SOURCE EXCERPT:
::::::::::
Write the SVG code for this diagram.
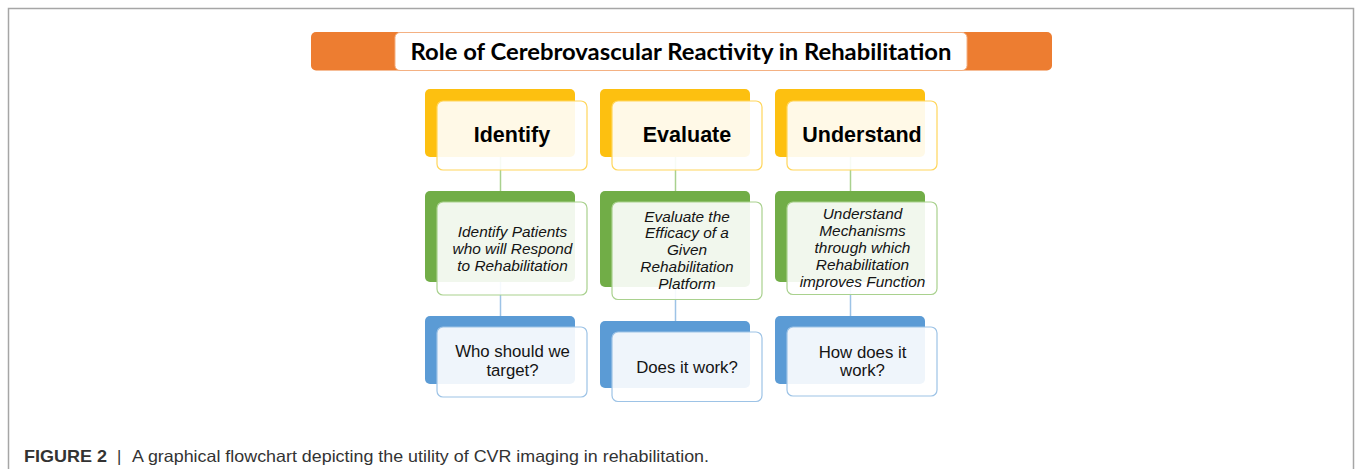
<svg xmlns="http://www.w3.org/2000/svg" width="1356" height="469" viewBox="0 0 1356 469">
  <style>
    .frame { fill: none; stroke: #a6a6a6; stroke-width: 1.5; }
    .back-y { fill: #fdc010; }
    .back-g { fill: #71ad47; }
    .back-b { fill: #5b9bd5; }
    .front { fill: #ffffff; fill-opacity: 0.9; stroke-width: 1.2; }
    .front-y { stroke: #ffd65c; }
    .front-g { stroke: #a9d18e; }
    .front-b { stroke: #9dc3e6; }
    .link-g { stroke: #a9d18e; stroke-width: 1.5; fill: none; }
    .link-b { stroke: #9dc3e6; stroke-width: 1.5; fill: none; }
    .head { font-family: "Liberation Sans", Arial, sans-serif; font-weight: bold; font-size: 21.5px; fill: #000; text-anchor: middle; }
    .goal { font-family: "Liberation Sans", Arial, sans-serif; font-style: italic; font-size: 15.4px; fill: #141414; text-anchor: middle; }
    .ask { font-family: "Liberation Sans", Arial, sans-serif; font-size: 16.8px; fill: #141414; text-anchor: middle; }
    .title { font-family: Lato, "Open Sans", sans-serif; font-weight: bold; font-size: 22px; fill: #000; text-anchor: middle; }
    .caption { font-family: "Liberation Sans", Arial, sans-serif; font-size: 16.5px; fill: #333333; }
  </style>

  <rect width="1356" height="469" fill="#ffffff"/>

  <!-- outer frame (open at the bottom) -->
  <path class="frame" d="M8.5,469 V8.5 H1353.5 V469"/>

  <!-- title banner -->
  <g id="title">
    <rect x="311" y="32" width="741" height="38.5" rx="5" fill="#ed7d31"/>
    <rect x="395" y="32.5" width="572" height="38" rx="5" fill="#ffffff" stroke="#f4b183" stroke-width="1"/>
    <text class="title" x="681" y="59.5" textLength="541" lengthAdjust="spacingAndGlyphs">Role of Cerebrovascular Reactivity in Rehabilitation</text>
  </g>

  <!-- connectors run under the front cards -->
  <g id="connectors">
    <line class="link-g" x1="500.5" y1="157" x2="500.5" y2="191"/>
    <line class="link-g" x1="675.5" y1="157" x2="675.5" y2="191"/>
    <line class="link-g" x1="850.5" y1="157" x2="850.5" y2="191"/>
    <line class="link-b" x1="500.5" y1="282" x2="500.5" y2="316"/>
    <line class="link-b" x1="675.5" y1="287" x2="675.5" y2="321"/>
    <line class="link-b" x1="850.5" y1="282" x2="850.5" y2="316"/>
  </g>

  <!-- column 1 -->
  <g id="identify">
    <rect class="back-y" x="425" y="89" width="150" height="68" rx="5"/>
    <rect class="front front-y" x="437" y="101" width="150" height="69" rx="6"/>
    <text class="head" x="512" y="142">Identify</text>
  </g>
  <g id="identify-goal">
    <rect class="back-g" x="425" y="191" width="150" height="91" rx="5"/>
    <rect class="front front-g" x="437" y="202" width="150" height="93" rx="6"/>
    <text class="goal" x="512.5" y="236.7">Identify Patients</text>
    <text class="goal" x="512.5" y="254">who will Respond</text>
    <text class="goal" x="512.5" y="270.7">to Rehabilitation</text>
  </g>
  <g id="identify-question">
    <rect class="back-b" x="425" y="316" width="150" height="68" rx="5"/>
    <rect class="front front-b" x="437" y="327" width="150" height="70" rx="6"/>
    <text class="ask" x="512.5" y="356.7">Who should we</text>
    <text class="ask" x="512.5" y="376">target?</text>
  </g>

  <!-- column 2 -->
  <g id="evaluate">
    <rect class="back-y" x="600" y="89" width="150" height="68" rx="5"/>
    <rect class="front front-y" x="612" y="101" width="150" height="69" rx="6"/>
    <text class="head" x="687" y="142">Evaluate</text>
  </g>
  <g id="evaluate-goal">
    <rect class="back-g" x="600" y="191" width="150" height="96" rx="5"/>
    <rect class="front front-g" x="612" y="202" width="150" height="97.5" rx="6"/>
    <text class="goal" x="687" y="221.7">Evaluate the</text>
    <text class="goal" x="687" y="238.3">Efficacy of a</text>
    <text class="goal" x="687" y="255">Given</text>
    <text class="goal" x="687" y="272.3">Rehabilitation</text>
    <text class="goal" x="687" y="289.3">Platform</text>
  </g>
  <g id="evaluate-question">
    <rect class="back-b" x="600" y="321" width="150" height="67" rx="5"/>
    <rect class="front front-b" x="612" y="332" width="150" height="69.5" rx="6"/>
    <text class="ask" x="687" y="372.7">Does it work?</text>
  </g>

  <!-- column 3 -->
  <g id="understand">
    <rect class="back-y" x="775" y="89" width="150" height="68" rx="5"/>
    <rect class="front front-y" x="787" y="101" width="150" height="69" rx="6"/>
    <text class="head" x="862" y="142">Understand</text>
  </g>
  <g id="understand-goal">
    <rect class="back-g" x="775" y="191" width="150" height="91" rx="5"/>
    <rect class="front front-g" x="787" y="202" width="150" height="92.5" rx="6"/>
    <text class="goal" x="862.5" y="219.3">Understand</text>
    <text class="goal" x="862.5" y="236">Mechanisms</text>
    <text class="goal" x="862.5" y="252.7">through which</text>
    <text class="goal" x="862.5" y="270">Rehabilitation</text>
    <text class="goal" x="862.5" y="286.7">improves Function</text>
  </g>
  <g id="understand-question">
    <rect class="back-b" x="775" y="316" width="150" height="68" rx="5"/>
    <rect class="front front-b" x="787" y="327" width="150" height="69" rx="6"/>
    <text class="ask" x="862.5" y="357.7">How does it</text>
    <text class="ask" x="862.5" y="376">work?</text>
  </g>

  <!-- figure caption -->
  <g id="caption">
    <text class="caption" x="24" y="462" font-weight="bold" fill="#2b2b2b" textLength="83" lengthAdjust="spacingAndGlyphs">FIGURE 2</text>
    <text class="caption" x="117" y="462">|</text>
    <text class="caption" x="132" y="462" textLength="577" lengthAdjust="spacingAndGlyphs">A graphical flowchart depicting the utility of CVR imaging in rehabilitation.</text>
  </g>
</svg>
::::::::::
Would you set down the listing exactly, omitting pictures?

Write the SVG code for this diagram.
<svg xmlns="http://www.w3.org/2000/svg" width="1356" height="469" viewBox="0 0 1356 469">
  <style>
    .frame { fill: none; stroke: #a6a6a6; stroke-width: 1.5; }
    .back-y { fill: #fdc010; }
    .back-g { fill: #71ad47; }
    .back-b { fill: #5b9bd5; }
    .front { fill: #ffffff; fill-opacity: 0.9; stroke-width: 1.2; }
    .front-y { stroke: #ffd65c; }
    .front-g { stroke: #a9d18e; }
    .front-b { stroke: #9dc3e6; }
    .link-g { stroke: #a9d18e; stroke-width: 1.5; fill: none; }
    .link-b { stroke: #9dc3e6; stroke-width: 1.5; fill: none; }
    .head { font-family: "Liberation Sans", Arial, sans-serif; font-weight: bold; font-size: 21.5px; fill: #000; text-anchor: middle; }
    .goal { font-family: "Liberation Sans", Arial, sans-serif; font-style: italic; font-size: 15.4px; fill: #141414; text-anchor: middle; }
    .ask { font-family: "Liberation Sans", Arial, sans-serif; font-size: 16.8px; fill: #141414; text-anchor: middle; }
    .title { font-family: Lato, "Open Sans", sans-serif; font-weight: bold; font-size: 22px; fill: #000; text-anchor: middle; }
    .caption { font-family: "Liberation Sans", Arial, sans-serif; font-size: 16.5px; fill: #333333; }
  </style>

  <rect width="1356" height="469" fill="#ffffff"/>

  <!-- outer frame (open at the bottom) -->
  <path class="frame" d="M8.5,469 V8.5 H1353.5 V469"/>

  <!-- title banner -->
  <g id="title">
    <rect x="311" y="32" width="741" height="38.5" rx="5" fill="#ed7d31"/>
    <rect x="395" y="32.5" width="572" height="38" rx="5" fill="#ffffff" stroke="#f4b183" stroke-width="1"/>
    <text class="title" x="681" y="59.5" textLength="541" lengthAdjust="spacingAndGlyphs">Role of Cerebrovascular Reactivity in Rehabilitation</text>
  </g>

  <!-- connectors run under the front cards -->
  <g id="connectors">
    <line class="link-g" x1="500.5" y1="157" x2="500.5" y2="191"/>
    <line class="link-g" x1="675.5" y1="157" x2="675.5" y2="191"/>
    <line class="link-g" x1="850.5" y1="157" x2="850.5" y2="191"/>
    <line class="link-b" x1="500.5" y1="282" x2="500.5" y2="316"/>
    <line class="link-b" x1="675.5" y1="287" x2="675.5" y2="321"/>
    <line class="link-b" x1="850.5" y1="282" x2="850.5" y2="316"/>
  </g>

  <!-- column 1 -->
  <g id="identify">
    <rect class="back-y" x="425" y="89" width="150" height="68" rx="5"/>
    <rect class="front front-y" x="437" y="101" width="150" height="69" rx="6"/>
    <text class="head" x="512" y="142">Identify</text>
  </g>
  <g id="identify-goal">
    <rect class="back-g" x="425" y="191" width="150" height="91" rx="5"/>
    <rect class="front front-g" x="437" y="202" width="150" height="93" rx="6"/>
    <text class="goal" x="512.5" y="236.7">Identify Patients</text>
    <text class="goal" x="512.5" y="254">who will Respond</text>
    <text class="goal" x="512.5" y="270.7">to Rehabilitation</text>
  </g>
  <g id="identify-question">
    <rect class="back-b" x="425" y="316" width="150" height="68" rx="5"/>
    <rect class="front front-b" x="437" y="327" width="150" height="70" rx="6"/>
    <text class="ask" x="512.5" y="356.7">Who should we</text>
    <text class="ask" x="512.5" y="376">target?</text>
  </g>

  <!-- column 2 -->
  <g id="evaluate">
    <rect class="back-y" x="600" y="89" width="150" height="68" rx="5"/>
    <rect class="front front-y" x="612" y="101" width="150" height="69" rx="6"/>
    <text class="head" x="687" y="142">Evaluate</text>
  </g>
  <g id="evaluate-goal">
    <rect class="back-g" x="600" y="191" width="150" height="96" rx="5"/>
    <rect class="front front-g" x="612" y="202" width="150" height="97.5" rx="6"/>
    <text class="goal" x="687" y="221.7">Evaluate the</text>
    <text class="goal" x="687" y="238.3">Efficacy of a</text>
    <text class="goal" x="687" y="255">Given</text>
    <text class="goal" x="687" y="272.3">Rehabilitation</text>
    <text class="goal" x="687" y="289.3">Platform</text>
  </g>
  <g id="evaluate-question">
    <rect class="back-b" x="600" y="321" width="150" height="67" rx="5"/>
    <rect class="front front-b" x="612" y="332" width="150" height="69.5" rx="6"/>
    <text class="ask" x="687" y="372.7">Does it work?</text>
  </g>

  <!-- column 3 -->
  <g id="understand">
    <rect class="back-y" x="775" y="89" width="150" height="68" rx="5"/>
    <rect class="front front-y" x="787" y="101" width="150" height="69" rx="6"/>
    <text class="head" x="862" y="142">Understand</text>
  </g>
  <g id="understand-goal">
    <rect class="back-g" x="775" y="191" width="150" height="91" rx="5"/>
    <rect class="front front-g" x="787" y="202" width="150" height="92.5" rx="6"/>
    <text class="goal" x="862.5" y="219.3">Understand</text>
    <text class="goal" x="862.5" y="236">Mechanisms</text>
    <text class="goal" x="862.5" y="252.7">through which</text>
    <text class="goal" x="862.5" y="270">Rehabilitation</text>
    <text class="goal" x="862.5" y="286.7">improves Function</text>
  </g>
  <g id="understand-question">
    <rect class="back-b" x="775" y="316" width="150" height="68" rx="5"/>
    <rect class="front front-b" x="787" y="327" width="150" height="69" rx="6"/>
    <text class="ask" x="862.5" y="357.7">How does it</text>
    <text class="ask" x="862.5" y="376">work?</text>
  </g>

  <!-- figure caption -->
  <g id="caption">
    <text class="caption" x="24" y="462" font-weight="bold" fill="#2b2b2b" textLength="83" lengthAdjust="spacingAndGlyphs">FIGURE 2</text>
    <text class="caption" x="117" y="462">|</text>
    <text class="caption" x="132" y="462" textLength="577" lengthAdjust="spacingAndGlyphs">A graphical flowchart depicting the utility of CVR imaging in rehabilitation.</text>
  </g>
</svg>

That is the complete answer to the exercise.